Lately, I’ve been studying a lot of businesses and talking to people that are in the initial planning phase of their business. I’ve noticed something that is, in my opinion, a misguided focus. Consumers, especially millennials, are attracted to businesses that have a philanthropy focus to it, purchasing (or working for) a service/product that will give them this feeling that they are contributing to/working for a worthwhile cause.

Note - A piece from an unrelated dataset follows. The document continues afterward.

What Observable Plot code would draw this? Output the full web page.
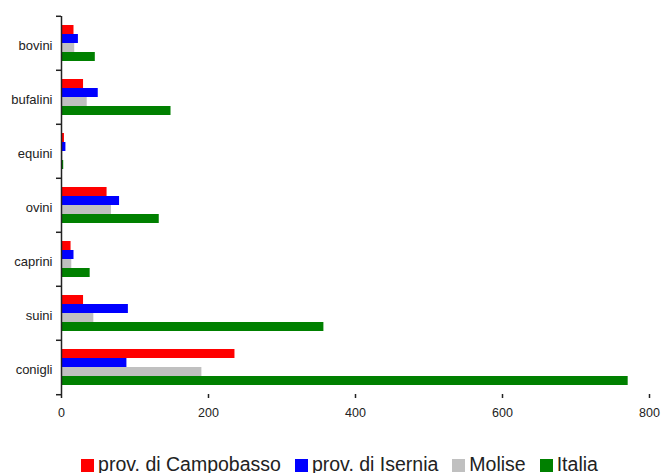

It gives them a rosy feeling because the business will focus on something like “5% of all purchases are donated to the Humane Society”. That may sound great, but the problem (as I see it) is that if you want to create a business that will survive the test of time, the focus must be on something more realistic and practical… Such as… the superior quality of the product/service, the uniqueness of it, or a superior experience that the company offers compared to their competition. In my dealings recently with heading up marketing for Clark Brothers Realty, we found ourselves in a quandary over whether our “Freedom Gives Back” campaign should be the focus of our billboards and print pieces versus focusing on how we aim to offer an honorable and superior experience to our clients. In short, the latter won. Another example to strengthen my point: I was consulting on a project where the focus of the campaign was their referral program. They were offering to pay an exuberant referral amount to consumers who helped in the acquisition of new users on the app. However, they hadn’t focused on WHY people should USE the app; they only focused on the money you could potentially earn for referring the app. Yes, this created excitement, but not the needed “true users”.
I wholeheartedly encourage you to find a way to give back to the community through your passion for starting a business that will offer something unique. Communicate that reason, and believe it. However, for your business to survive and for you to achieve success, you can’t focus on philanthropy and bank on that being the linchpin that distinguishes you from the competition. This is just my two cents though, and I would love to hear your thoughts!